**Task goal**
Return the listing below exactly, with the pictures dropped.

**Data to process**
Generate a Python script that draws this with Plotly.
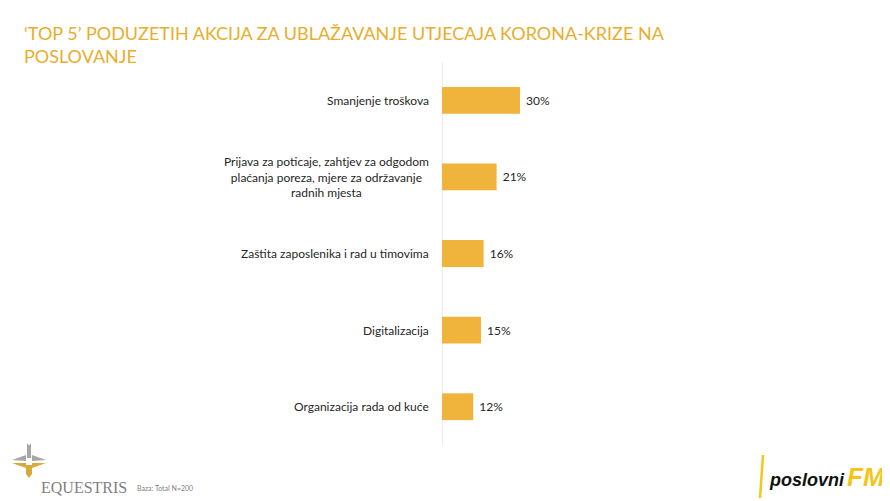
import plotly.graph_objects as go

# data
categories = [
    "Smanjenje troškova",
    "Prijava za poticaje, zahtjev za odgodom<br>plaćanja poreza, mjere za održavanje<br>radnih mjesta",
    "Zaštita zaposlenika i rad u timovima",
    "Digitalizacija",
    "Organizacija rada od kuće",
]
values = [30, 21, 16, 15, 12]
value_labels = [" 30%", " 21%", " 16%", " 15%", " 12%"]

title_text = "‘TOP 5’ PODUZETIH AKCIJA ZA UBLAŽAVANJE UTJECAJA KORONA-KRIZE NA<br>POSLOVANJE"
base_note = "Baza: Total N=200"

GOLD = "#F0B43C"
TITLE_GOLD = "#E9AD2B"
FONT = "Lato"

# the page body adds an 8px margin, so the figure is drawn 8px in from the corner
OFF = 8
W, H = 890 - OFF, 501 - OFF
# plot area in slide pixels (left, right, top, bottom)
L, R, T, B = 442, 842, 62, 445


def px(x, y):
    """slide pixel coords -> paper coords"""
    return (x - L) / (R - L), (B - y) / (B - T)


fig = go.Figure()
fig.add_trace(go.Bar(
    x=values,
    y=categories,
    orientation="h",
    marker=dict(color=GOLD, line=dict(width=0)),
    text=value_labels,
    textposition="outside",
    textfont=dict(family=FONT, size=12, color="#262626"),
    cliponaxis=False,
    hoverinfo="skip",
))

fig.update_layout(
    width=W,
    height=H,
    margin=dict(l=L - OFF, r=W - (R - OFF), t=T - OFF, b=H - (B - OFF), autoexpand=False),
    paper_bgcolor="white",
    plot_bgcolor="white",
    showlegend=False,
    bargap=0.65,
    font=dict(family=FONT, size=12, color="#262626"),
)
fig.update_xaxes(range=[0, 153.8], visible=False, fixedrange=True)
fig.update_yaxes(
    autorange="reversed",
    showticklabels=False,
    showgrid=False,
    zeroline=False,
    showline=False,
    fixedrange=True,
)

# thin grey baseline at x=0
fig.add_shape(type="line", xref="x", yref="paper", x0=0, x1=0, y0=0, y1=1,
              line=dict(color="#D9D9D9", width=1), layer="below")

# category labels as annotations so multi-line text is centred
for cat in categories:
    fig.add_annotation(
        x=0, xref="paper", y=cat, yref="y",
        text=cat, showarrow=False, xanchor="right", xshift=-11,
        align="center", font=dict(family=FONT, size=12, color="#262626"),
    )

# title
tx, ty = px(22, 20)
fig.add_annotation(
    x=tx, y=ty, xref="paper", yref="paper",
    text=title_text, showarrow=False, xanchor="left", yanchor="top",
    align="left", font=dict(family=FONT, size=18, color=TITLE_GOLD),
)

# EQUESTRIS logo (rough)
grey_parts = [
    [(27, 443), (30, 447), (30, 458), (27, 458)],
    [(31, 443), (28, 447), (28, 458), (31, 458)],
    [(12, 460), (26, 455), (26, 461)],
    [(46, 460), (32, 455), (32, 461)],
]
gold_parts = [
    [(12, 463), (26, 463), (26, 468)],
    [(46, 463), (32, 463), (32, 468)],
    [(26, 465), (29, 465), (29, 478), (26, 474)],
    [(32, 465), (29, 465), (29, 478), (32, 474)],
]
for parts, col in ((grey_parts, "#A6A6A6"), (gold_parts, "#D9A93A")):
    for pts in parts:
        coords = [px(x, y) for x, y in pts]
        path = "M " + " L ".join(f"{a:.4f},{b:.4f}" for a, b in coords) + " Z"
        fig.add_shape(type="path", xref="paper", yref="paper", path=path,
                      fillcolor=col, line=dict(width=0))

fig.add_annotation(
    x=px(39, 0)[0], y=px(0, 487)[1], xref="paper", yref="paper",
    text="EQUESTRIS", showarrow=False, xanchor="left", yanchor="middle",
    font=dict(family="Liberation Serif", size=16, color="#7F7F7F"),
)
fig.add_annotation(
    x=px(135, 0)[0], y=px(0, 488)[1], xref="paper", yref="paper",
    text=base_note, showarrow=False, xanchor="left", yanchor="middle",
    font=dict(family=FONT, size=7, color="#7F7F7F"),
)

# poslovniFM logo (rough)
x0, y0 = px(763, 455)
x1, y1 = px(760, 498)
fig.add_shape(type="line", xref="paper", yref="paper", x0=x0, y0=y0, x1=x1, y1=y1,
              line=dict(color="#F5C518", width=2.5))
fig.add_annotation(
    x=px(767, 0)[0], y=px(0, 480)[1], xref="paper", yref="paper",
    text="<b><i>poslovni</i></b>", showarrow=False, xanchor="left", yanchor="middle",
    font=dict(family="Liberation Sans", size=18, color="#111111"),
)
fig.add_annotation(
    x=px(845, 0)[0], y=px(0, 477)[1], xref="paper", yref="paper",
    text="<b><i>FM</i></b>", showarrow=False, xanchor="left", yanchor="middle",
    font=dict(family="Liberation Sans", size=26, color="#F5C518"),
)

fig.write_html("out.html")
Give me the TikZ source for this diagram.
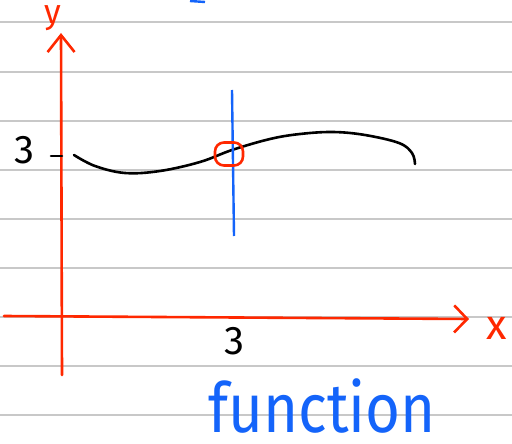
\documentclass[tikz,border=0pt]{standalone}
\usepackage{fontspec}
\setmainfont{Fira Sans}
\usetikzlibrary{arrows.meta}
\definecolor{penred}{RGB}{255, 40, 0}
\definecolor{penblue}{RGB}{20, 100, 250}
\definecolor{rulegray}{RGB}{200, 200, 200}

\begin{document}
\begin{tikzpicture}[
        x=1pt, y=-1pt,
        rule/.style={rulegray, line width=1.6pt},
        axis/.style={penred, line width=2.6pt, line cap=round},
        ink/.style={black, line width=2.6pt, line cap=round, line join=round},
        lbl/.style={font=\fontsize{40}{40}\selectfont, inner sep=0pt}
    ]
    \useasboundingbox[fill=white] (0, 0) rectangle (512, 444);

    % Ruled paper lines
    \foreach \y in {22, 72, 121, 170, 219, 268, 317, 366, 415}
    {
        \draw[rule] (0, \y) -- (512, \y);
    }

    % Stray pen stroke at the top edge
    \draw[penblue, line width=2.4pt] (190, 1) -- (205, 2);

    % Axes
    \coordinate (ybot) at (62, 375);
    \coordinate (ytop) at (61, 33);
    \coordinate (xleft) at (4, 316);
    \coordinate (xtip) at (469, 319);
    \draw[axis, -{Straight Barb[length=17pt, width=27pt, line width=2.6pt]}] (ybot) -- (ytop);
    \draw[axis, -{Straight Barb[length=13pt, width=27pt, line width=2.6pt]}] (xleft) -- (xtip);
    \node[text=penred, lbl, font=\fontsize{34}{34}\selectfont] (ylbl) at (53, 18) {y};
    \node[text=penred, lbl, font=\fontsize{42}{42}\selectfont] (xlbl) at (497, 328) {x};

    % Value 3 on both axes
    \node[lbl] (ythree) at (24, 150) {3};
    \coordinate (tickL) at (51, 156);
    \coordinate (tickR) at (62, 156);
    \draw[ink] (tickL) -- (tickR);
    \node[lbl] (xthree) at (234, 341) {3};

    % The function
    \draw[ink] plot[smooth, tension=0.6] coordinates {
        (74, 155) (95, 166) (125, 173) (160, 171) (200, 162) (232, 150)
        (270, 139) (300, 134) (333, 132) (365, 135) (399, 143) (412, 153) (415, 164)};

    % Vertical line test at x = 3
    \coordinate (vtop) at (232, 90);
    \coordinate (vbot) at (234, 236);
    \draw[penblue, line width=2.4pt] (vtop) -- (vbot);

    % Single crossing point
    \node[draw=penred, line width=2.6pt, minimum width=28pt, minimum height=23pt,
          rounded corners=9pt, inner sep=0pt] (hit) at (229, 154) {};

    % Caption
    \node[text=penblue, inner sep=0pt, anchor=base, yscale=1.15,
          font=\fontsize{60}{60}\selectfont] (caption) at (322, 432) {function};

\end{tikzpicture}
\end{document}
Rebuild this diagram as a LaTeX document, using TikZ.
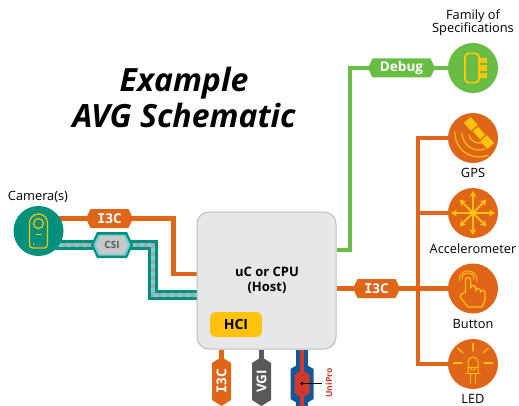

**Correct response**
Generate a Python script that draws this with Plotly.
import plotly.graph_objects as go

# data
categories = [
    "Smanjenje troškova",
    "Prijava za poticaje, zahtjev za odgodom<br>plaćanja poreza, mjere za održavanje<br>radnih mjesta",
    "Zaštita zaposlenika i rad u timovima",
    "Digitalizacija",
    "Organizacija rada od kuće",
]
values = [30, 21, 16, 15, 12]
value_labels = [" 30%", " 21%", " 16%", " 15%", " 12%"]

title_text = "‘TOP 5’ PODUZETIH AKCIJA ZA UBLAŽAVANJE UTJECAJA KORONA-KRIZE NA<br>POSLOVANJE"
base_note = "Baza: Total N=200"

GOLD = "#F0B43C"
TITLE_GOLD = "#E9AD2B"
FONT = "Lato"

# the page body adds an 8px margin, so the figure is drawn 8px in from the corner
OFF = 8
W, H = 890 - OFF, 501 - OFF
# plot area in slide pixels (left, right, top, bottom)
L, R, T, B = 442, 842, 62, 445


def px(x, y):
    """slide pixel coords -> paper coords"""
    return (x - L) / (R - L), (B - y) / (B - T)


fig = go.Figure()
fig.add_trace(go.Bar(
    x=values,
    y=categories,
    orientation="h",
    marker=dict(color=GOLD, line=dict(width=0)),
    text=value_labels,
    textposition="outside",
    textfont=dict(family=FONT, size=12, color="#262626"),
    cliponaxis=False,
    hoverinfo="skip",
))

fig.update_layout(
    width=W,
    height=H,
    margin=dict(l=L - OFF, r=W - (R - OFF), t=T - OFF, b=H - (B - OFF), autoexpand=False),
    paper_bgcolor="white",
    plot_bgcolor="white",
    showlegend=False,
    bargap=0.65,
    font=dict(family=FONT, size=12, color="#262626"),
)
fig.update_xaxes(range=[0, 153.8], visible=False, fixedrange=True)
fig.update_yaxes(
    autorange="reversed",
    showticklabels=False,
    showgrid=False,
    zeroline=False,
    showline=False,
    fixedrange=True,
)

# thin grey baseline at x=0
fig.add_shape(type="line", xref="x", yref="paper", x0=0, x1=0, y0=0, y1=1,
              line=dict(color="#D9D9D9", width=1), layer="below")

# category labels as annotations so multi-line text is centred
for cat in categories:
    fig.add_annotation(
        x=0, xref="paper", y=cat, yref="y",
        text=cat, showarrow=False, xanchor="right", xshift=-11,
        align="center", font=dict(family=FONT, size=12, color="#262626"),
    )

# title
tx, ty = px(22, 20)
fig.add_annotation(
    x=tx, y=ty, xref="paper", yref="paper",
    text=title_text, showarrow=False, xanchor="left", yanchor="top",
    align="left", font=dict(family=FONT, size=18, color=TITLE_GOLD),
)

# EQUESTRIS logo (rough)
grey_parts = [
    [(27, 443), (30, 447), (30, 458), (27, 458)],
    [(31, 443), (28, 447), (28, 458), (31, 458)],
    [(12, 460), (26, 455), (26, 461)],
    [(46, 460), (32, 455), (32, 461)],
]
gold_parts = [
    [(12, 463), (26, 463), (26, 468)],
    [(46, 463), (32, 463), (32, 468)],
    [(26, 465), (29, 465), (29, 478), (26, 474)],
    [(32, 465), (29, 465), (29, 478), (32, 474)],
]
for parts, col in ((grey_parts, "#A6A6A6"), (gold_parts, "#D9A93A")):
    for pts in parts:
        coords = [px(x, y) for x, y in pts]
        path = "M " + " L ".join(f"{a:.4f},{b:.4f}" for a, b in coords) + " Z"
        fig.add_shape(type="path", xref="paper", yref="paper", path=path,
                      fillcolor=col, line=dict(width=0))

fig.add_annotation(
    x=px(39, 0)[0], y=px(0, 487)[1], xref="paper", yref="paper",
    text="EQUESTRIS", showarrow=False, xanchor="left", yanchor="middle",
    font=dict(family="Liberation Serif", size=16, color="#7F7F7F"),
)
fig.add_annotation(
    x=px(135, 0)[0], y=px(0, 488)[1], xref="paper", yref="paper",
    text=base_note, showarrow=False, xanchor="left", yanchor="middle",
    font=dict(family=FONT, size=7, color="#7F7F7F"),
)

# poslovniFM logo (rough)
x0, y0 = px(763, 455)
x1, y1 = px(760, 498)
fig.add_shape(type="line", xref="paper", yref="paper", x0=x0, y0=y0, x1=x1, y1=y1,
              line=dict(color="#F5C518", width=2.5))
fig.add_annotation(
    x=px(767, 0)[0], y=px(0, 480)[1], xref="paper", yref="paper",
    text="<b><i>poslovni</i></b>", showarrow=False, xanchor="left", yanchor="middle",
    font=dict(family="Liberation Sans", size=18, color="#111111"),
)
fig.add_annotation(
    x=px(845, 0)[0], y=px(0, 477)[1], xref="paper", yref="paper",
    text="<b><i>FM</i></b>", showarrow=False, xanchor="left", yanchor="middle",
    font=dict(family="Liberation Sans", size=26, color="#F5C518"),
)

fig.write_html("out.html")
Give me the TikZ source for this diagram.
\documentclass[tikz,border=0pt]{standalone}
\usepackage{fontspec}
\setmainfont{Fira Sans}
\usetikzlibrary{arrows.meta}
\definecolor{penred}{RGB}{255, 40, 0}
\definecolor{penblue}{RGB}{20, 100, 250}
\definecolor{rulegray}{RGB}{200, 200, 200}

\begin{document}
\begin{tikzpicture}[
        x=1pt, y=-1pt,
        rule/.style={rulegray, line width=1.6pt},
        axis/.style={penred, line width=2.6pt, line cap=round},
        ink/.style={black, line width=2.6pt, line cap=round, line join=round},
        lbl/.style={font=\fontsize{40}{40}\selectfont, inner sep=0pt}
    ]
    \useasboundingbox[fill=white] (0, 0) rectangle (512, 444);

    % Ruled paper lines
    \foreach \y in {22, 72, 121, 170, 219, 268, 317, 366, 415}
    {
        \draw[rule] (0, \y) -- (512, \y);
    }

    % Stray pen stroke at the top edge
    \draw[penblue, line width=2.4pt] (190, 1) -- (205, 2);

    % Axes
    \coordinate (ybot) at (62, 375);
    \coordinate (ytop) at (61, 33);
    \coordinate (xleft) at (4, 316);
    \coordinate (xtip) at (469, 319);
    \draw[axis, -{Straight Barb[length=17pt, width=27pt, line width=2.6pt]}] (ybot) -- (ytop);
    \draw[axis, -{Straight Barb[length=13pt, width=27pt, line width=2.6pt]}] (xleft) -- (xtip);
    \node[text=penred, lbl, font=\fontsize{34}{34}\selectfont] (ylbl) at (53, 18) {y};
    \node[text=penred, lbl, font=\fontsize{42}{42}\selectfont] (xlbl) at (497, 328) {x};

    % Value 3 on both axes
    \node[lbl] (ythree) at (24, 150) {3};
    \coordinate (tickL) at (51, 156);
    \coordinate (tickR) at (62, 156);
    \draw[ink] (tickL) -- (tickR);
    \node[lbl] (xthree) at (234, 341) {3};

    % The function
    \draw[ink] plot[smooth, tension=0.6] coordinates {
        (74, 155) (95, 166) (125, 173) (160, 171) (200, 162) (232, 150)
        (270, 139) (300, 134) (333, 132) (365, 135) (399, 143) (412, 153) (415, 164)};

    % Vertical line test at x = 3
    \coordinate (vtop) at (232, 90);
    \coordinate (vbot) at (234, 236);
    \draw[penblue, line width=2.4pt] (vtop) -- (vbot);

    % Single crossing point
    \node[draw=penred, line width=2.6pt, minimum width=28pt, minimum height=23pt,
          rounded corners=9pt, inner sep=0pt] (hit) at (229, 154) {};

    % Caption
    \node[text=penblue, inner sep=0pt, anchor=base, yscale=1.15,
          font=\fontsize{60}{60}\selectfont] (caption) at (322, 432) {function};

\end{tikzpicture}
\end{document}
Rebuild this diagram as a LaTeX document, using TikZ.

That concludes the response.